THE INPUT:

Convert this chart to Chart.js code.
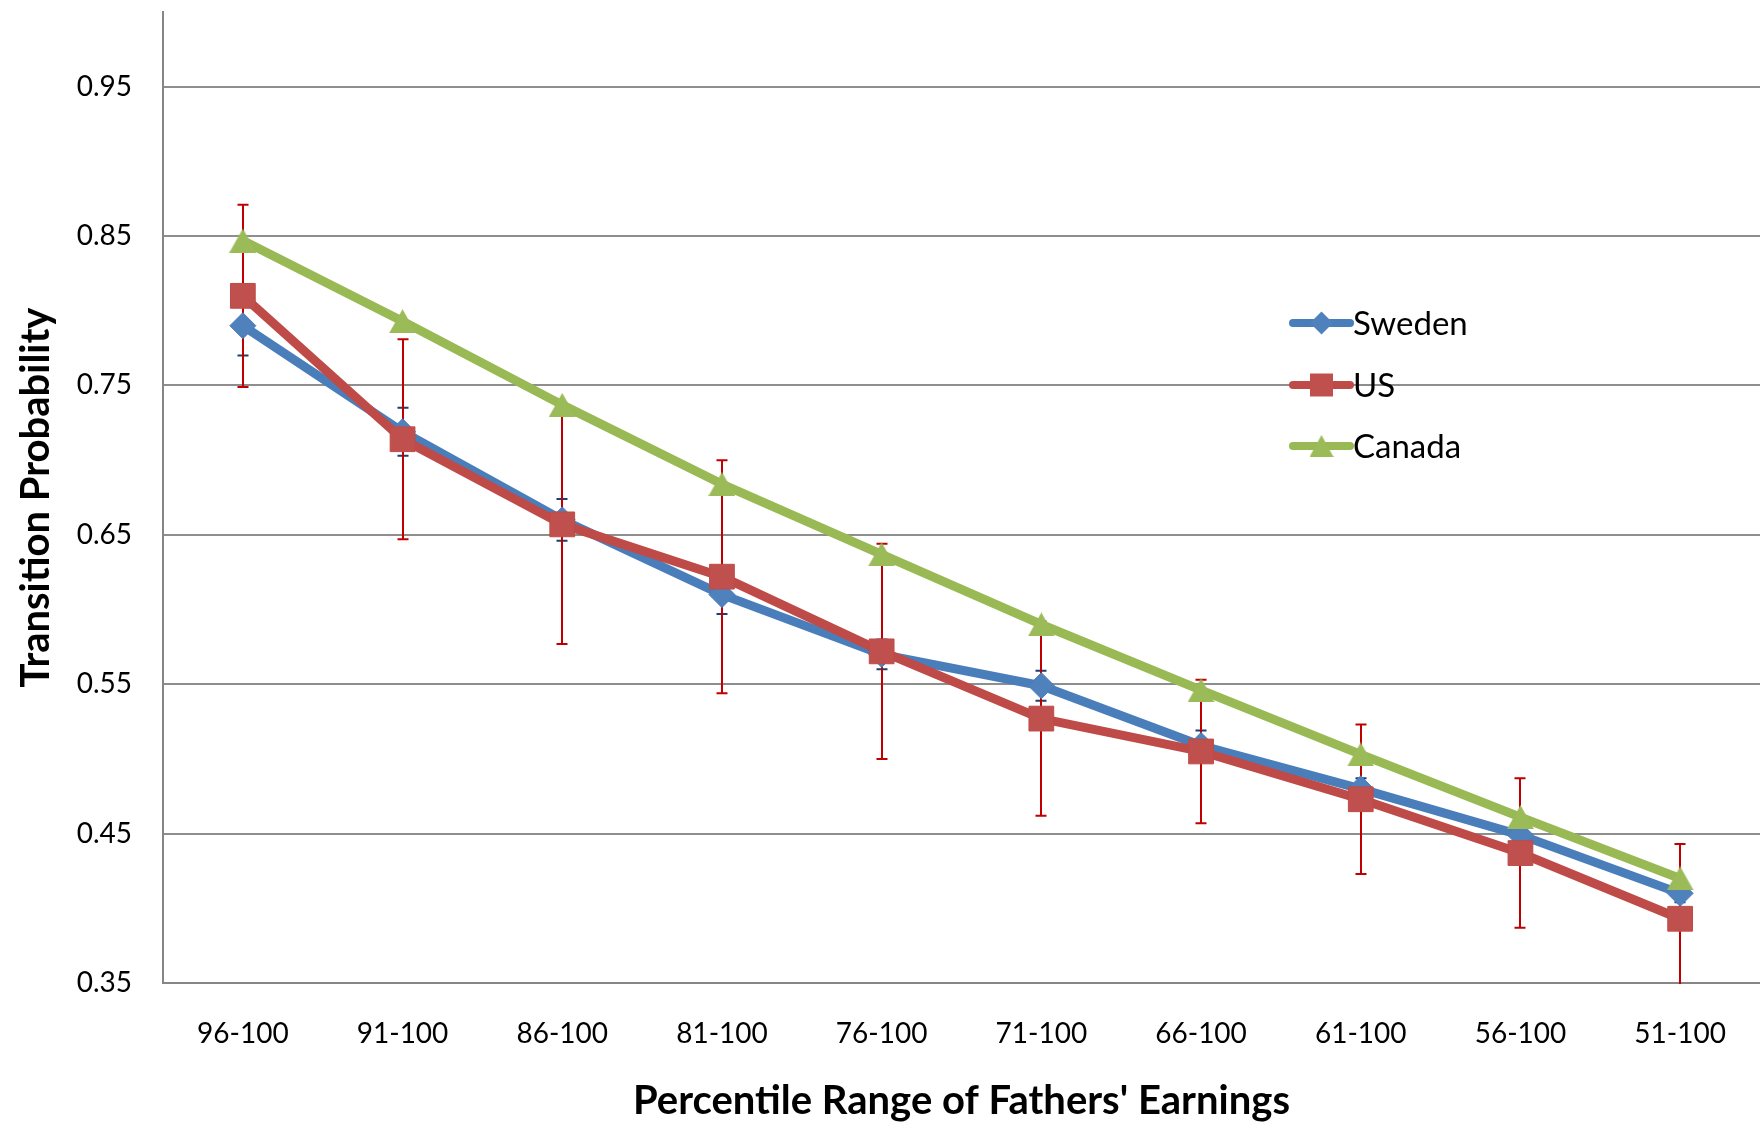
<!DOCTYPE html>
<html>
<head>
<meta charset="utf-8">
<title>Transition Probability by Percentile Range of Fathers' Earnings</title>
<script src="https://cdn.jsdelivr.net/npm/chart.js@4/dist/chart.umd.min.js"></script>
<style>
  html, body { margin: 0; padding: 0; background: #ffffff; }
  canvas { display: block; }
</style>
</head>
<body>
<canvas id="chart" width="1760" height="1124"></canvas>
<script>
// ---- data ----
const categories = ['96-100', '91-100', '86-100', '81-100', '76-100', '71-100', '66-100', '61-100', '56-100', '51-100'];
const seriesNames = ['Sweden', 'US', 'Canada'];
const swedenValues = [0.790, 0.719, 0.660, 0.610, 0.570, 0.549, 0.509, 0.480, 0.449, 0.410];
const usValues     = [0.810, 0.714, 0.657, 0.622, 0.572, 0.527, 0.505, 0.473, 0.437, 0.393];
const canadaValues = [0.847, 0.793, 0.737, 0.684, 0.637, 0.590, 0.546, 0.503, 0.461, 0.420];
// symmetric error-bar half widths
const swedenErrors = [0.020, 0.016, 0.014, 0.013, 0.010, 0.010, 0.010, 0.007, 0.006, 0.006];
const usErrors     = [0.061, 0.067, 0.080, 0.078, 0.072, 0.065, 0.048, 0.050, 0.050, 0.050];
const yTickValues  = [0.35, 0.45, 0.55, 0.65, 0.75, 0.85, 0.95];

const FONT = 'Lato, "Open Sans", "DejaVu Sans", sans-serif';

// triangle marker centred on its bounding box
function makeTriangle(w, h, fill) {
  const c = document.createElement('canvas');
  c.width = w; c.height = h;
  const g = c.getContext('2d');
  g.fillStyle = fill;
  g.beginPath();
  g.moveTo(w / 2, 0);
  g.lineTo(w, h);
  g.lineTo(0, h);
  g.closePath();
  g.fill();
  return c;
}
const triangleMarker = makeTriangle(27, 24, '#9BBB59');
const triangleLegend = makeTriangle(24, 22, '#9BBB59');

// vertical error bars with caps, drawn beneath the series lines
const errorBars = {
  id: 'errorBars',
  beforeDatasetsDraw(chart) {
    const { ctx, chartArea, scales: { x, y } } = chart;
    ctx.save();
    ctx.beginPath();
    ctx.rect(chartArea.left, chartArea.top, chartArea.right - chartArea.left, chartArea.bottom - chartArea.top + 1);
    ctx.clip();
    chart.data.datasets.forEach(ds => {
      if (!ds.errorValues) return;
      ctx.strokeStyle = ds.errorColor;
      ctx.lineWidth = 2;
      ds.data.forEach((v, i) => {
        const px = Math.round(x.getPixelForValue(i));
        const top = y.getPixelForValue(v + ds.errorValues[i]);
        const bot = y.getPixelForValue(v - ds.errorValues[i]);
        const cap = 5.5;
        ctx.beginPath();
        ctx.moveTo(px, top); ctx.lineTo(px, bot);
        ctx.moveTo(px - cap, top); ctx.lineTo(px + cap, top);
        ctx.moveTo(px - cap, bot); ctx.lineTo(px + cap, bot);
        ctx.stroke();
      });
    });
    ctx.restore();
  }
};

// legend entries showing a line segment with the series marker
const lineLegend = {
  id: 'lineLegend',
  afterDatasetsDraw(chart) {
    const { ctx } = chart;
    const x0 = 1293, x1 = 1350, textX = 1353;
    const rows = [323, 385, 446];
    ctx.save();
    chart.data.datasets.forEach((ds, i) => {
      const yy = rows[i];
      ctx.strokeStyle = ds.borderColor;
      ctx.lineWidth = 8;
      ctx.lineCap = 'round';
      ctx.beginPath();
      ctx.moveTo(x0, yy); ctx.lineTo(x1, yy);
      ctx.stroke();
      const mx = (x0 + x1) / 2;
      ctx.fillStyle = ds.pointBackgroundColor;
      ctx.beginPath();
      if (ds.legendMarker === 'diamond') {
        const r = 11.5;
        ctx.moveTo(mx - r, yy); ctx.lineTo(mx, yy - r); ctx.lineTo(mx + r, yy); ctx.lineTo(mx, yy + r);
        ctx.closePath(); ctx.fill();
      } else if (ds.legendMarker === 'square') {
        const s = 11.5;
        ctx.rect(mx - s, yy - s, 2 * s, 2 * s); ctx.fill();
      } else {
        ctx.drawImage(triangleLegend, mx - triangleLegend.width / 2, yy - triangleLegend.height / 2);
      }
      ctx.fillStyle = '#000000';
      ctx.font = '33px ' + FONT;
      ctx.textAlign = 'left';
      ctx.textBaseline = 'middle';
      ctx.fillText(ds.label, textX, yy + 1);
    });
    ctx.restore();
  }
};

const titleFont = { family: FONT, size: 40, weight: 'bold', lineHeight: 1 };
const tickFont = { family: FONT, size: 28 };

new Chart(document.getElementById('chart'), {
  type: 'line',
  data: {
    labels: categories,
    datasets: [
      {
        label: seriesNames[0],
        data: swedenValues,
        errorValues: swedenErrors,
        errorColor: '#1F3F72',
        legendMarker: 'diamond',
        borderColor: '#4A7EBB',
        backgroundColor: '#4F81BD',
        borderWidth: 9,
        borderJoinStyle: 'round',
        pointStyle: 'rectRot',
        pointRadius: 13,
        pointBorderWidth: 1,
        pointBackgroundColor: '#4F81BD',
        pointBorderColor: '#4A7EBB',
        order: 3
      },
      {
        label: seriesNames[1],
        data: usValues,
        errorValues: usErrors,
        errorColor: '#C00000',
        legendMarker: 'square',
        borderColor: '#BE4B48',
        backgroundColor: '#C0504D',
        borderWidth: 9,
        borderJoinStyle: 'round',
        pointStyle: 'rect',
        pointRadius: 17.5,
        pointBorderWidth: 1,
        pointBackgroundColor: '#C0504D',
        pointBorderColor: '#BE4B48',
        order: 2
      },
      {
        label: seriesNames[2],
        data: canadaValues,
        legendMarker: 'triangle',
        borderColor: '#98B954',
        backgroundColor: '#9BBB59',
        borderWidth: 9,
        borderJoinStyle: 'round',
        pointStyle: triangleMarker,
        pointRadius: 13,
        pointBorderWidth: 0,
        pointBackgroundColor: '#9BBB59',
        pointBorderColor: '#9BBB59',
        order: 1
      }
    ]
  },
  options: {
    responsive: false,
    devicePixelRatio: 1,
    animation: false,
    events: [],
    layout: { autoPadding: false, padding: { top: 12, left: 0, right: 0, bottom: 0 } },
    plugins: {
      legend: { display: false },
      tooltip: { enabled: false },
      title: { display: false }
    },
    elements: { line: { tension: 0 } },
    scales: {
      x: {
        type: 'category',
        offset: true,
        grid: { display: false, drawTicks: false },
        border: { display: true, color: '#868686', width: 2 },
        ticks: { color: '#000000', font: tickFont, padding: 34, maxRotation: 0, autoSkip: false },
        title: {
          display: true,
          text: "Percentile Range of Fathers' Earnings",
          color: '#000000',
          font: titleFont,
          padding: { top: 0, bottom: 3 }
        },
        afterFit(scale) {
          scale.height = 141;
          scale.paddingLeft = 0;
          scale.paddingRight = 0;
        }
      },
      y: {
        type: 'linear',
        min: 0.35,
        max: 1.0,
        afterBuildTicks(scale) {
          scale.ticks = yTickValues.map(v => ({ value: v }));
        },
        grid: { color: '#8E8E8E', lineWidth: 2, drawTicks: false },
        border: { display: true, color: '#868686', width: 2 },
        ticks: {
          color: '#000000',
          font: tickFont,
          padding: 31,
          callback: v => Number(v).toFixed(2)
        },
        title: {
          display: true,
          text: 'Transition Probability',
          color: '#000000',
          font: titleFont,
          padding: { top: 16, bottom: 0 }
        },
        afterFit(scale) {
          scale.width = 163;
          scale.paddingTop = 0;
          scale.paddingBottom = 0;
        }
      }
    }
  },
  plugins: [errorBars, lineLegend]
});
</script>
</body>
</html>
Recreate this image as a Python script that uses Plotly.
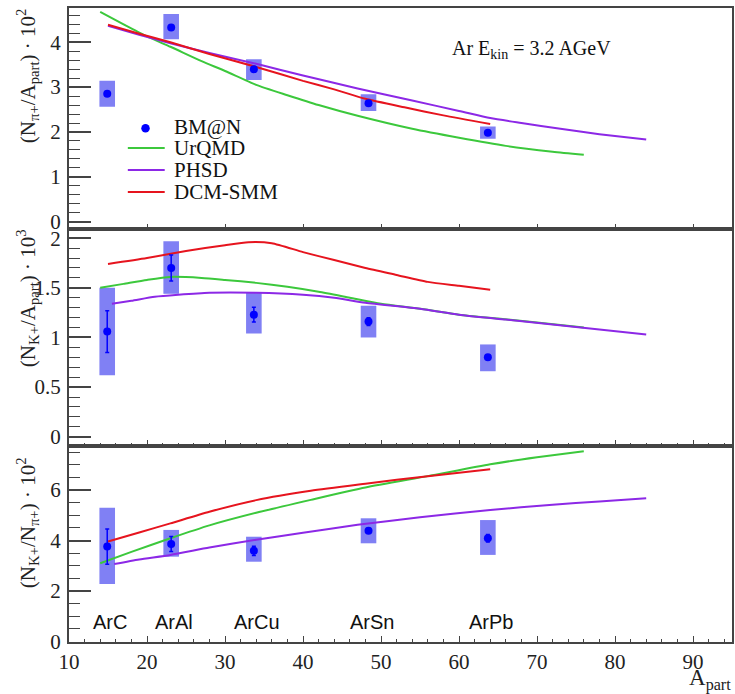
import plotly.graph_objects as go
from plotly.subplots import make_subplots

# ---------------- data ----------------
systems = ["ArC", "ArAl", "ArCu", "ArSn", "ArPb"]
apart = [14.9, 23.1, 33.7, 48.4, 63.7]

# (N_pi+/A_part)*10^2
pi_val = [2.85, 4.33, 3.40, 2.64, 1.98]
pi_stat = [0.03, 0.03, 0.03, 0.03, 0.03]
pi_sys_lo = [2.56, 4.07, 3.16, 2.47, 1.85]
pi_sys_hi = [3.14, 4.63, 3.62, 2.84, 2.12]

# (N_K+/A_part)*10^3
k_val = [1.06, 1.70, 1.23, 1.16, 0.80]
k_stat = [0.21, 0.13, 0.075, 0.04, 0.02]
k_sys_lo = [0.62, 1.44, 1.04, 1.00, 0.66]
k_sys_hi = [1.50, 1.97, 1.45, 1.32, 0.93]

# (N_K+/N_pi+)*10^2
r_val = [3.76, 3.86, 3.59, 4.39, 4.09]
r_stat = [0.70, 0.30, 0.18, 0.10, 0.15]
r_sys_lo = [2.28, 3.36, 3.16, 3.89, 3.43]
r_sys_hi = [5.30, 4.42, 4.15, 4.88, 4.81]

# model curves
urqmd_pi_x = [14, 17, 20, 23, 27, 30, 34, 38, 42, 47, 54, 60, 66, 72, 76]
urqmd_pi_y = [4.68, 4.40, 4.13, 3.90, 3.58, 3.36, 3.05, 2.82, 2.60, 2.36, 2.07, 1.87, 1.69, 1.56, 1.49]
phsd_pi_x = [15, 19, 23, 28, 34, 40, 47, 54, 60, 64, 68, 73, 78, 84]
phsd_pi_y = [4.37, 4.17, 3.98, 3.76, 3.52, 3.26, 2.97, 2.70, 2.47, 2.31, 2.20, 2.07, 1.95, 1.83]
dcm_pi_x = [15, 19, 23, 28, 34, 40, 44, 48, 53, 58, 64]
dcm_pi_y = [4.39, 4.19, 4.00, 3.74, 3.45, 3.14, 2.95, 2.74, 2.55, 2.37, 2.18]

urqmd_k_x = [14, 17, 20, 23, 27, 30, 34, 38, 42, 46, 50, 55, 60, 65, 70, 76]
urqmd_k_y = [1.50, 1.54, 1.58, 1.61, 1.60, 1.58, 1.55, 1.51, 1.46, 1.40, 1.34, 1.29, 1.23, 1.19, 1.15, 1.10]
phsd_k_x = [15.5, 18, 21, 24, 28, 34, 40, 44, 48, 55, 60, 66, 72, 78, 84]
phsd_k_y = [1.34, 1.37, 1.41, 1.43, 1.45, 1.45, 1.43, 1.40, 1.35, 1.29, 1.23, 1.18, 1.13, 1.08, 1.03]
dcm_k_x = [15, 20, 25, 30, 33, 36, 40, 44, 48, 52, 56, 60, 64]
dcm_k_y = [1.74, 1.80, 1.87, 1.93, 1.96, 1.95, 1.86, 1.78, 1.70, 1.63, 1.56, 1.52, 1.48]

urqmd_r_x = [14, 18, 23, 28, 34, 41, 48, 56, 64, 70, 76]
urqmd_r_y = [3.10, 3.55, 4.09, 4.60, 5.10, 5.61, 6.10, 6.55, 7.02, 7.30, 7.54]
phsd_r_x = [15.8, 19, 23, 28, 34, 40, 47, 55, 64, 72, 78, 84]
phsd_r_y = [3.07, 3.25, 3.43, 3.72, 4.03, 4.31, 4.62, 4.92, 5.21, 5.42, 5.55, 5.67]
dcm_r_x = [15, 19, 23, 28, 34, 41, 48, 56, 64]
dcm_r_y = [3.96, 4.32, 4.68, 5.14, 5.60, 5.97, 6.25, 6.55, 6.82]

x_ticks = [10, 20, 30, 40, 50, 60, 70, 80, 90]

# ---------------- style ----------------
W, H = 735, 694
ML, MR, MT, MB = 69, 1, 8, 52
PW, PH = W - ML - MR, H - MT - MB
BLUE = "#0000ff"
BOX = "#8080f4"
GREEN = "#3cc83c"
PURPLE = "#8c28e6"
RED = "#e6141e"
AX = "#444444"
SERIF = "Liberation Serif, Times New Roman, serif"
SANS = "Liberation Sans, Arial, sans-serif"


def pxx(x):
    return (x - ML) / PW


def pxy(y):
    return (H - MB - y) / PH


fig = make_subplots(rows=3, cols=1, shared_xaxes=True, vertical_spacing=0,
                    row_heights=[0.349, 0.342, 0.309])

panels = [
    (1, pi_val, pi_stat, pi_sys_lo, pi_sys_hi,
     [(urqmd_pi_x, urqmd_pi_y, GREEN), (phsd_pi_x, phsd_pi_y, PURPLE), (dcm_pi_x, dcm_pi_y, RED)]),
    (2, k_val, k_stat, k_sys_lo, k_sys_hi,
     [(urqmd_k_x, urqmd_k_y, GREEN), (phsd_k_x, phsd_k_y, PURPLE), (dcm_k_x, dcm_k_y, RED)]),
    (3, r_val, r_stat, r_sys_lo, r_sys_hi,
     [(urqmd_r_x, urqmd_r_y, GREEN), (phsd_r_x, phsd_r_y, PURPLE), (dcm_r_x, dcm_r_y, RED)]),
]

for row, val, stat, lo, hi, models in panels:
    fig.add_trace(go.Bar(x=apart, y=[h - l for h, l in zip(hi, lo)], base=lo, width=2.0,
                         marker=dict(color=BOX, line_width=0), showlegend=False,
                         hoverinfo="skip"), row=row, col=1)
    for mx, my, col in models:
        fig.add_trace(go.Scatter(x=mx, y=my, mode="lines",
                                 line=dict(color=col, width=2, shape="spline", smoothing=0.6),
                                 showlegend=False), row=row, col=1)
    fig.add_trace(go.Scatter(x=apart, y=val, mode="markers",
                             marker=dict(color=BLUE, size=8, symbol="circle"),
                             error_y=dict(type="data", array=stat, color=BLUE, thickness=1.5, width=2),
                             showlegend=False), row=row, col=1)

# system labels
for s, a in zip(systems, apart):
    fig.add_annotation(x=a, y=0.79, xref="x3", yref="y3", text=s, showarrow=False,
                       xshift=3, font=dict(family=SANS, size=20, color="#111"))

fig.update_layout(barmode="overlay")

yranges = {1: [-0.17, 4.765], 2: [-0.094, 2.09], 3: [-0.02, 7.74]}
ydticks = {1: 1, 2: 0.5, 3: 2}
yminor = {1: 0.2, 2: 0.1, 3: 0.5}
TICKFONT = dict(family=SERIF, size=21, color="#222")
for r in (1, 2, 3):
    fig.update_yaxes(row=r, col=1, range=yranges[r], dtick=ydticks[r], tick0=0,
                     showline=True, linecolor=AX, linewidth=2, mirror=True,
                     ticks="inside", ticklen=22, tickwidth=1.5, tickcolor=AX,
                     minor=dict(dtick=yminor[r], ticks="inside", ticklen=11, tickwidth=1.2, tickcolor=AX),
                     showgrid=False, zeroline=False,
                     tickfont=TICKFONT, ticklabelstandoff=2)
    fig.update_xaxes(row=r, col=1, range=[10, 95], tickvals=x_ticks,
                     showline=True, linecolor=AX, linewidth=1.5, mirror=True,
                     ticks="inside", ticklen=6, tickwidth=1.2, tickcolor=AX,
                     minor=dict(dtick=2, tick0=10, ticks="inside", ticklen=3, tickwidth=1, tickcolor=AX),
                     showgrid=False, zeroline=False,
                     tickfont=TICKFONT)

# axis titles
titles = [
    ("(N<sub>π+</sub>/A<sub>part</sub>) · 10<sup>2</sup>", 76),
    ("(N<sub>K+</sub>/A<sub>part</sub>) · 10<sup>3</sup>", 298),
    ("(N<sub>K+</sub>/N<sub>π+</sub>) · 10<sup>2</sup>", 523),
]
for t, yc in titles:
    fig.add_annotation(x=pxx(27), y=pxy(yc), xref="paper", yref="paper", text=t,
                       textangle=-90, showarrow=False, xanchor="center", yanchor="middle",
                       font=dict(family=SERIF, size=21, color="#222"))

fig.add_annotation(x=pxx(735), y=pxy(663), xref="paper", yref="paper",
                   text="A<sub>part</sub>", showarrow=False, xanchor="right", yanchor="top",
                   font=dict(family=SERIF, size=23, color="#222"))

fig.add_annotation(x=pxx(533), y=pxy(49), xref="paper", yref="paper",
                   text="Ar E<sub>kin</sub> = 3.2 AGeV", showarrow=False,
                   xanchor="center", yanchor="middle",
                   font=dict(family=SERIF, size=20, color="#111"))

# legend (drawn manually to match compact ROOT legend)
leg = [("BM@N", None, 127), ("UrQMD", GREEN, 148), ("PHSD", PURPLE, 170), ("DCM-SMM", RED, 192)]
for name, col, yc in leg:
    if col is None:
        fig.add_shape(type="circle", xref="paper", yref="paper",
                      x0=pxx(141.5), x1=pxx(150), y0=pxy(132.5), y1=pxy(124),
                      fillcolor=BLUE, line=dict(color=BLUE, width=0))
    else:
        fig.add_shape(type="line", xref="paper", yref="paper",
                      x0=pxx(128), x1=pxx(165), y0=pxy(yc), y1=pxy(yc),
                      line=dict(color=col, width=2))
    fig.add_annotation(x=pxx(172), y=pxy(yc), xref="paper", yref="paper", text=name,
                       showarrow=False, xanchor="left", yanchor="middle",
                       font=dict(family=SERIF, size=21, color="#111"))

fig.update_layout(width=W, height=H, margin=dict(l=ML, r=MR, t=MT, b=MB),
                  font=dict(family=SERIF, size=20, color="#222"),
                  paper_bgcolor="white", plot_bgcolor="white", showlegend=False)

fig.write_html("out.html")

AIM OF THE EXERCISE: All lines above starting at the one with "Recreate this image" and ending at the one with "k_sys_hi = [1.50, 1.97, 1.45, 1.32, 0.93]", inclusive, are to be printed again exactly, with the pictures left out.

COMPLETED TASK:
Recreate this image as a Python script that uses Plotly.
import plotly.graph_objects as go
from plotly.subplots import make_subplots

# ---------------- data ----------------
systems = ["ArC", "ArAl", "ArCu", "ArSn", "ArPb"]
apart = [14.9, 23.1, 33.7, 48.4, 63.7]

# (N_pi+/A_part)*10^2
pi_val = [2.85, 4.33, 3.40, 2.64, 1.98]
pi_stat = [0.03, 0.03, 0.03, 0.03, 0.03]
pi_sys_lo = [2.56, 4.07, 3.16, 2.47, 1.85]
pi_sys_hi = [3.14, 4.63, 3.62, 2.84, 2.12]

# (N_K+/A_part)*10^3
k_val = [1.06, 1.70, 1.23, 1.16, 0.80]
k_stat = [0.21, 0.13, 0.075, 0.04, 0.02]
k_sys_lo = [0.62, 1.44, 1.04, 1.00, 0.66]
k_sys_hi = [1.50, 1.97, 1.45, 1.32, 0.93]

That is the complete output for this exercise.